====== INFORMATION PROVIDED ======

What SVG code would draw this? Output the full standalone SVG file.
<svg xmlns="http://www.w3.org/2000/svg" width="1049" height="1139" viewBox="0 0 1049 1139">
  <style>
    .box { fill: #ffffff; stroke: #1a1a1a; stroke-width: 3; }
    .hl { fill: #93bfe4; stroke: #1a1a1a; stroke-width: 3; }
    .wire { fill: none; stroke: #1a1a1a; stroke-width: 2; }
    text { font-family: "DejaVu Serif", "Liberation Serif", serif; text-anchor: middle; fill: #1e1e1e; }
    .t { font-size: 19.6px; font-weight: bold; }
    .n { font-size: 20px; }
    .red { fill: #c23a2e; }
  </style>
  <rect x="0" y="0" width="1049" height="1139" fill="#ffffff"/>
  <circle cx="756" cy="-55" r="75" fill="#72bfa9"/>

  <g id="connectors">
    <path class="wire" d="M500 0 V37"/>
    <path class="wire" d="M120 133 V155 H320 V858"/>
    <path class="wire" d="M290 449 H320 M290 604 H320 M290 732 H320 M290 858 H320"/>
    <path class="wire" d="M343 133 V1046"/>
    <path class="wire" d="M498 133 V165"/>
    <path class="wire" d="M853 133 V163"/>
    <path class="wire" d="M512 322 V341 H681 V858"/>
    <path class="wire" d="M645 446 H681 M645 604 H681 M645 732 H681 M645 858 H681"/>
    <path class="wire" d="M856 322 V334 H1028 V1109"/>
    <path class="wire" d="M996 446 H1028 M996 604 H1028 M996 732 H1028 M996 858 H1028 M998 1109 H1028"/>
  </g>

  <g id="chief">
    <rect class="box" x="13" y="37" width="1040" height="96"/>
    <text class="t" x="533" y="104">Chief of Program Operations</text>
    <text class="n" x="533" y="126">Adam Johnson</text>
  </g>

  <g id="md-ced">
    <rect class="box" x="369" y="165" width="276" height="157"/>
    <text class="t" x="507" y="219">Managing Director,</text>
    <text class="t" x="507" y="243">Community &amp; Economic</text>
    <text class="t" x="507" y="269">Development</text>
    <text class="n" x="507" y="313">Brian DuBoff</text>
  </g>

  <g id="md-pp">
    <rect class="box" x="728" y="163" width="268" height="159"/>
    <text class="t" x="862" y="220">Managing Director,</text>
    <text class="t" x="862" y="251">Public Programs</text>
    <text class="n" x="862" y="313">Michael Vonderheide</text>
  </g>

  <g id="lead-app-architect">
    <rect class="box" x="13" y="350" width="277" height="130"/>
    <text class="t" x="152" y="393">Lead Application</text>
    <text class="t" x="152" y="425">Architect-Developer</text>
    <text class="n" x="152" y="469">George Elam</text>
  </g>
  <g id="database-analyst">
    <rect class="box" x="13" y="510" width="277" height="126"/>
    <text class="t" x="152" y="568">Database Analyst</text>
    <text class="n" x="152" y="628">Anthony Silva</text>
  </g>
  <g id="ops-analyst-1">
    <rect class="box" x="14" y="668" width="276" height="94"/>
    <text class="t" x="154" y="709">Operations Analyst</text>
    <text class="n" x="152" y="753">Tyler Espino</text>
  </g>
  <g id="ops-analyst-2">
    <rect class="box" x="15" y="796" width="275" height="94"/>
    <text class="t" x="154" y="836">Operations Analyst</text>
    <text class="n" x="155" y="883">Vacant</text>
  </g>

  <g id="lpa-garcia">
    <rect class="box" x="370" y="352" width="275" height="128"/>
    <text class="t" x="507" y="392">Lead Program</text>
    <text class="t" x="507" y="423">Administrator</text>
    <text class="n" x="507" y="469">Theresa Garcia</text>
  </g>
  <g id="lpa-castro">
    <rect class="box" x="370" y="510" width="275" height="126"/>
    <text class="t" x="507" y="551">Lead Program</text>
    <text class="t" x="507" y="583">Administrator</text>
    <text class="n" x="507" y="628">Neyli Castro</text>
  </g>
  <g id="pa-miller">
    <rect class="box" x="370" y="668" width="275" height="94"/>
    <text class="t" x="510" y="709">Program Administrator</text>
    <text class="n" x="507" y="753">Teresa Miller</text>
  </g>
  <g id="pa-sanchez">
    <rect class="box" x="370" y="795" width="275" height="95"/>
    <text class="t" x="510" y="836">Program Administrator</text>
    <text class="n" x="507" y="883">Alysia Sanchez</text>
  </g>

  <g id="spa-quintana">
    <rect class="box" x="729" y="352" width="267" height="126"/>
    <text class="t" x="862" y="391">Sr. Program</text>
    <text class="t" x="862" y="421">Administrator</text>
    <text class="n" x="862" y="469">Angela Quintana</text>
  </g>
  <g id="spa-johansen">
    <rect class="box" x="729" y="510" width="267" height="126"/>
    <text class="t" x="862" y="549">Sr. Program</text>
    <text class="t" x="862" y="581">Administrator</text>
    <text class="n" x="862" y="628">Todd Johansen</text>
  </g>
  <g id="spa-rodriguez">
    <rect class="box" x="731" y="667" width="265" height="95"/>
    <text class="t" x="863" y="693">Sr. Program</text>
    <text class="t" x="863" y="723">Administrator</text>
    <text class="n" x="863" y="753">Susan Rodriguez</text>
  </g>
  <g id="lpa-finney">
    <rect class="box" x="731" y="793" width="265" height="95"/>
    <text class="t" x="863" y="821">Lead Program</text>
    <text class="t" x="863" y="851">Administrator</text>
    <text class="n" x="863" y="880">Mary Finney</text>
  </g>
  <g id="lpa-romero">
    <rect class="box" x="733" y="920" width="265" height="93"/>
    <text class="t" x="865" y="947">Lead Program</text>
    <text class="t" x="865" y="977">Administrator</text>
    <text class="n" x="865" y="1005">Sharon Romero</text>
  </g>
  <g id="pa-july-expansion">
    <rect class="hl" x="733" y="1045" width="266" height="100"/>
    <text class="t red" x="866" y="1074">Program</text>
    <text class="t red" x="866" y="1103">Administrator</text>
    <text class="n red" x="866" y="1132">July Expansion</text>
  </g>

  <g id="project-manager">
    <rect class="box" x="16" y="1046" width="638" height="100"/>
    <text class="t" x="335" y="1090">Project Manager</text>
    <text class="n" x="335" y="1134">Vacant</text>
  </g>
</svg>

======

— THE TASK —
Copy out the whole listing exactly as written.

— OUTPUT BELOW —
What SVG code would draw this? Output the full standalone SVG file.
<svg xmlns="http://www.w3.org/2000/svg" width="1049" height="1139" viewBox="0 0 1049 1139">
  <style>
    .box { fill: #ffffff; stroke: #1a1a1a; stroke-width: 3; }
    .hl { fill: #93bfe4; stroke: #1a1a1a; stroke-width: 3; }
    .wire { fill: none; stroke: #1a1a1a; stroke-width: 2; }
    text { font-family: "DejaVu Serif", "Liberation Serif", serif; text-anchor: middle; fill: #1e1e1e; }
    .t { font-size: 19.6px; font-weight: bold; }
    .n { font-size: 20px; }
    .red { fill: #c23a2e; }
  </style>
  <rect x="0" y="0" width="1049" height="1139" fill="#ffffff"/>
  <circle cx="756" cy="-55" r="75" fill="#72bfa9"/>

  <g id="connectors">
    <path class="wire" d="M500 0 V37"/>
    <path class="wire" d="M120 133 V155 H320 V858"/>
    <path class="wire" d="M290 449 H320 M290 604 H320 M290 732 H320 M290 858 H320"/>
    <path class="wire" d="M343 133 V1046"/>
    <path class="wire" d="M498 133 V165"/>
    <path class="wire" d="M853 133 V163"/>
    <path class="wire" d="M512 322 V341 H681 V858"/>
    <path class="wire" d="M645 446 H681 M645 604 H681 M645 732 H681 M645 858 H681"/>
    <path class="wire" d="M856 322 V334 H1028 V1109"/>
    <path class="wire" d="M996 446 H1028 M996 604 H1028 M996 732 H1028 M996 858 H1028 M998 1109 H1028"/>
  </g>

  <g id="chief">
    <rect class="box" x="13" y="37" width="1040" height="96"/>
    <text class="t" x="533" y="104">Chief of Program Operations</text>
    <text class="n" x="533" y="126">Adam Johnson</text>
  </g>

  <g id="md-ced">
    <rect class="box" x="369" y="165" width="276" height="157"/>
    <text class="t" x="507" y="219">Managing Director,</text>
    <text class="t" x="507" y="243">Community &amp; Economic</text>
    <text class="t" x="507" y="269">Development</text>
    <text class="n" x="507" y="313">Brian DuBoff</text>
  </g>

  <g id="md-pp">
    <rect class="box" x="728" y="163" width="268" height="159"/>
    <text class="t" x="862" y="220">Managing Director,</text>
    <text class="t" x="862" y="251">Public Programs</text>
    <text class="n" x="862" y="313">Michael Vonderheide</text>
  </g>

  <g id="lead-app-architect">
    <rect class="box" x="13" y="350" width="277" height="130"/>
    <text class="t" x="152" y="393">Lead Application</text>
    <text class="t" x="152" y="425">Architect-Developer</text>
    <text class="n" x="152" y="469">George Elam</text>
  </g>
  <g id="database-analyst">
    <rect class="box" x="13" y="510" width="277" height="126"/>
    <text class="t" x="152" y="568">Database Analyst</text>
    <text class="n" x="152" y="628">Anthony Silva</text>
  </g>
  <g id="ops-analyst-1">
    <rect class="box" x="14" y="668" width="276" height="94"/>
    <text class="t" x="154" y="709">Operations Analyst</text>
    <text class="n" x="152" y="753">Tyler Espino</text>
  </g>
  <g id="ops-analyst-2">
    <rect class="box" x="15" y="796" width="275" height="94"/>
    <text class="t" x="154" y="836">Operations Analyst</text>
    <text class="n" x="155" y="883">Vacant</text>
  </g>

  <g id="lpa-garcia">
    <rect class="box" x="370" y="352" width="275" height="128"/>
    <text class="t" x="507" y="392">Lead Program</text>
    <text class="t" x="507" y="423">Administrator</text>
    <text class="n" x="507" y="469">Theresa Garcia</text>
  </g>
  <g id="lpa-castro">
    <rect class="box" x="370" y="510" width="275" height="126"/>
    <text class="t" x="507" y="551">Lead Program</text>
    <text class="t" x="507" y="583">Administrator</text>
    <text class="n" x="507" y="628">Neyli Castro</text>
  </g>
  <g id="pa-miller">
    <rect class="box" x="370" y="668" width="275" height="94"/>
    <text class="t" x="510" y="709">Program Administrator</text>
    <text class="n" x="507" y="753">Teresa Miller</text>
  </g>
  <g id="pa-sanchez">
    <rect class="box" x="370" y="795" width="275" height="95"/>
    <text class="t" x="510" y="836">Program Administrator</text>
    <text class="n" x="507" y="883">Alysia Sanchez</text>
  </g>

  <g id="spa-quintana">
    <rect class="box" x="729" y="352" width="267" height="126"/>
    <text class="t" x="862" y="391">Sr. Program</text>
    <text class="t" x="862" y="421">Administrator</text>
    <text class="n" x="862" y="469">Angela Quintana</text>
  </g>
  <g id="spa-johansen">
    <rect class="box" x="729" y="510" width="267" height="126"/>
    <text class="t" x="862" y="549">Sr. Program</text>
    <text class="t" x="862" y="581">Administrator</text>
    <text class="n" x="862" y="628">Todd Johansen</text>
  </g>
  <g id="spa-rodriguez">
    <rect class="box" x="731" y="667" width="265" height="95"/>
    <text class="t" x="863" y="693">Sr. Program</text>
    <text class="t" x="863" y="723">Administrator</text>
    <text class="n" x="863" y="753">Susan Rodriguez</text>
  </g>
  <g id="lpa-finney">
    <rect class="box" x="731" y="793" width="265" height="95"/>
    <text class="t" x="863" y="821">Lead Program</text>
    <text class="t" x="863" y="851">Administrator</text>
    <text class="n" x="863" y="880">Mary Finney</text>
  </g>
  <g id="lpa-romero">
    <rect class="box" x="733" y="920" width="265" height="93"/>
    <text class="t" x="865" y="947">Lead Program</text>
    <text class="t" x="865" y="977">Administrator</text>
    <text class="n" x="865" y="1005">Sharon Romero</text>
  </g>
  <g id="pa-july-expansion">
    <rect class="hl" x="733" y="1045" width="266" height="100"/>
    <text class="t red" x="866" y="1074">Program</text>
    <text class="t red" x="866" y="1103">Administrator</text>
    <text class="n red" x="866" y="1132">July Expansion</text>
  </g>

  <g id="project-manager">
    <rect class="box" x="16" y="1046" width="638" height="100"/>
    <text class="t" x="335" y="1090">Project Manager</text>
    <text class="n" x="335" y="1134">Vacant</text>
  </g>
</svg>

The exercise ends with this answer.